Dendroclimatological Investigations Of Sea Buckthorn (Hippophae Rhamnoides) And Reconstruction Of The Equilibrium Line Altitude Of The July First Glacier In The Western Qilian Mountains, Northwestern China

Xiao, Shengchun, Xiao, Honglang, Kobayashi, Osamu, Liu, Puxing 06 1900 (has links)
Radial growth characteristics of a high-elevation shrub species, sea buckthorn (Hippophae rhamnoides), were investigated at four sites in a river valley at altitudes ranging from 3,333 to 3,820 m a.s.l. close to the terminus of the July First Glacier in the western Qilian Mountains of northwestern China. Radial growth of the sea buckthorn was significantly and positively correlated with the mean monthly temperature in June of the current growing season.
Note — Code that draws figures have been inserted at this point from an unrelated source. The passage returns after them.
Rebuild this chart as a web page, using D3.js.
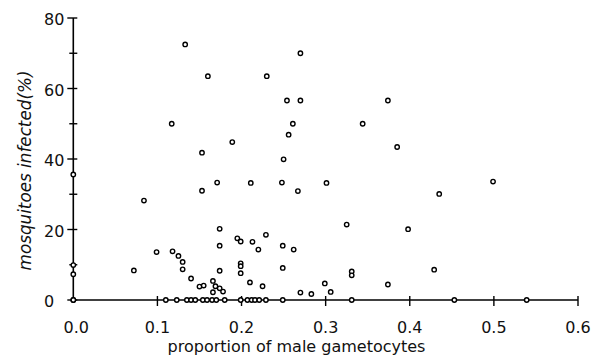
<!DOCTYPE html>
<html>
<head>
<meta charset="utf-8">
<script src="https://cdn.jsdelivr.net/npm/d3@7"></script>
<style>
  html, body { margin: 0; padding: 0; background: #fff; }
  svg { display: block; }
</style>
</head>
<body>
<svg id="chart" width="598" height="356"></svg>
<script>
// ---- data ----
const propMale = [
  0, 0, 0, 0, 0,
  0.133, 0.160, 0.230, 0.270, 0.117, 0.153, 0.189, 0.254, 0.270, 0.261,
  0.256, 0.250, 0.374, 0.344, 0.385, 0.499, 0.171, 0.211, 0.248, 0.301,
  0.153, 0.267, 0.084, 0.435, 0.325, 0.398, 0.174,
  0.099, 0.118, 0.125, 0.130, 0.130, 0.072, 0.140, 0.150, 0.155, 0.166,
  0.169, 0.166, 0.174, 0.178, 0.174, 0.174, 0.195, 0.199, 0.213, 0.220,
  0.199, 0.199, 0.199, 0.210, 0.225, 0.229, 0.249, 0.262, 0.249, 0.270,
  0.283, 0.299, 0.306, 0.331, 0.331, 0.374, 0.429,
  0.110, 0.123, 0.135, 0.140, 0.145, 0.154, 0.159, 0.165, 0.170, 0.180,
  0.199, 0.207, 0.212, 0.216, 0.221, 0.229, 0.249, 0.331, 0.453, 0.539
];
const infected = [
  0, 0, 7.3, 9.9, 35.6,
  72.5, 63.5, 63.5, 70.0, 50.0, 41.8, 44.8, 56.6, 56.6, 50.0,
  46.9, 39.9, 56.6, 50.0, 43.4, 33.6, 33.3, 33.2, 33.3, 33.2,
  31.0, 30.9, 28.2, 30.1, 21.4, 20.1, 20.2,
  13.6, 13.8, 12.5, 10.8, 8.7, 8.4, 6.1, 3.8, 4.1, 5.4,
  3.9, 2.2, 3.3, 2.4, 15.4, 8.3, 17.5, 16.6, 16.5, 14.3,
  10.4, 9.6, 7.6, 5.0, 3.9, 18.5, 15.4, 14.3, 9.1, 2.1,
  1.7, 4.7, 2.3, 8.1, 7.0, 4.4, 8.6,
  0, 0, 0, 0, 0, 0, 0, 0, 0, 0,
  0, 0, 0, 0, 0, 0, 0, 0, 0, 0
];
const xTicks = [0, 0.1, 0.2, 0.3, 0.4, 0.5, 0.6];
const xTickLabels = ["0.0", "0.1", "0.2", "0.3", "0.4", "0.5", "0.6"];
const yTicks = [0, 20, 40, 60, 80];
const yTickLabels = ["0", "20", "40", "60", "80"];
const yMinorTicks = [10, 30, 50, 70];
const xTitle = "proportion of male gametocytes";
const yTitle = "mosquitoes infected(%)";

// ---- drawing ----
const svg = d3.select("#chart");
const font = "'DejaVu Sans', Verdana, sans-serif";

const x = d3.scaleLinear().domain([0, 0.6]).range([73.3, 578]);
const y = d3.scaleLinear().domain([0, 80]).range([300, 18]);

const g = svg.append("g");

// axis lines
g.append("line")
  .attr("x1", x(0)).attr("x2", x(0.6))
  .attr("y1", y(0)).attr("y2", y(0))
  .attr("stroke", "#000").attr("stroke-width", 1.5);
g.append("line")
  .attr("x1", x(0)).attr("x2", x(0))
  .attr("y1", y(0)).attr("y2", y(80))
  .attr("stroke", "#000").attr("stroke-width", 1.6);

// x ticks
g.selectAll(".xt").data(xTicks.slice(1)).enter().append("line")
  .attr("x1", d => x(d)).attr("x2", d => x(d))
  .attr("y1", y(0) - 4).attr("y2", y(0) + 6)
  .attr("stroke", "#000").attr("stroke-width", 1.4);

g.selectAll(".xl").data(xTicks).enter().append("text")
  .attr("x", d => x(d) + (d === 0 ? 3 : 0))
  .attr("y", y(0) + 33)
  .attr("text-anchor", "middle")
  .attr("font-family", font).attr("font-size", 16)
  .attr("fill", "#111")
  .text((d, i) => xTickLabels[i]);

// y ticks
g.selectAll(".yt").data(yTicks).enter().append("line")
  .attr("x1", x(0) - 6).attr("x2", x(0) + 4)
  .attr("y1", d => y(d)).attr("y2", d => y(d))
  .attr("stroke", "#000").attr("stroke-width", 1.4);
g.selectAll(".ym").data(yMinorTicks).enter().append("line")
  .attr("x1", x(0) - 4).attr("x2", x(0) + 4)
  .attr("y1", d => y(d)).attr("y2", d => y(d))
  .attr("stroke", "#000").attr("stroke-width", 1.4);

g.selectAll(".yl").data(yTicks).enter().append("text")
  .attr("x", 44)
  .attr("y", d => y(d) + 7.3)
  .attr("text-anchor", "start")
  .attr("font-family", font).attr("font-size", 16)
  .attr("fill", "#111")
  .text((d, i) => yTickLabels[i]);

// axis titles
g.append("text")
  .attr("x", 296.5).attr("y", 352)
  .attr("text-anchor", "middle")
  .attr("font-family", font).attr("font-size", 16)
  .attr("fill", "#111")
  .text(xTitle);

g.append("text")
  .attr("transform", "translate(31,170.5) rotate(-90)")
  .attr("text-anchor", "middle")
  .attr("font-family", font).attr("font-size", 16.8)
  .attr("font-style", "italic")
  .attr("fill", "#111")
  .text(yTitle);

// points
const pts = propMale.map((v, i) => ({ p: v, inf: infected[i] }));
g.selectAll(".pt").data(pts).enter().append("circle")
  .attr("cx", d => x(d.p))
  .attr("cy", d => y(d.inf))
  .attr("r", 2.2)
  .attr("fill", "#fff")
  .attr("stroke", "#000")
  .attr("stroke-width", 1.4);
</script>
</body>
</html>
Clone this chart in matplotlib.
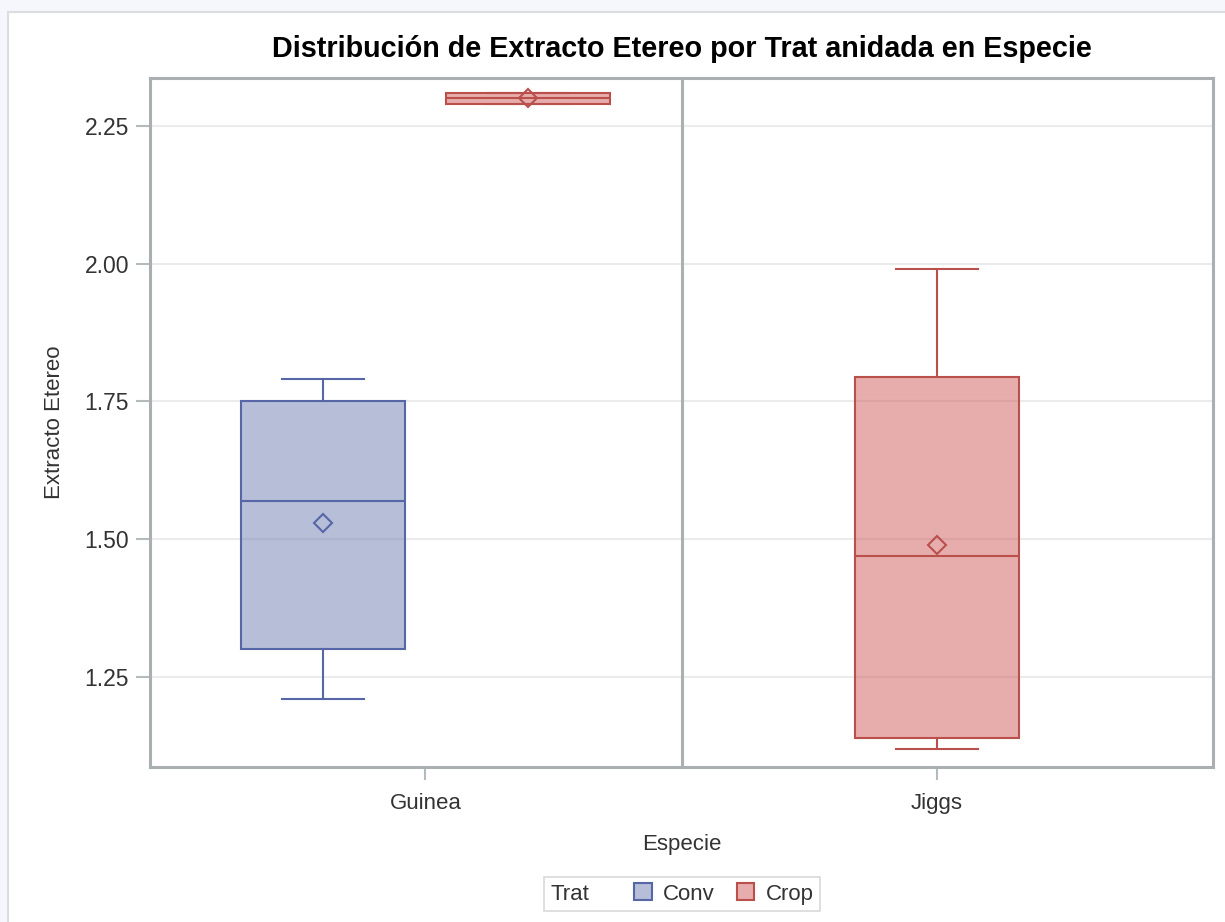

Based on the fact that fluctuations in the shrub’s radial growth and the glacier’s equilibrium-line altitude (ELA) are affected by climatic variables, a tree-ring width chronology of the four sites was used to reconstruct the ELA from 1950 to 2003. The resulting ELA model explained more than 55.3% of the variance in the ELA of the July First Glacier series. On a decadal time scale, the cumulative-departure curve of the reconstructed ELA series showed an increasing trend from the 1950s to the mid-1960s, followed by a descending trend from the mid-1960s to the mid-1970s. The ELA appears to have remained stable from the mid-1970s to the mid-1990s, but has displayed dramatic variations during the past decade.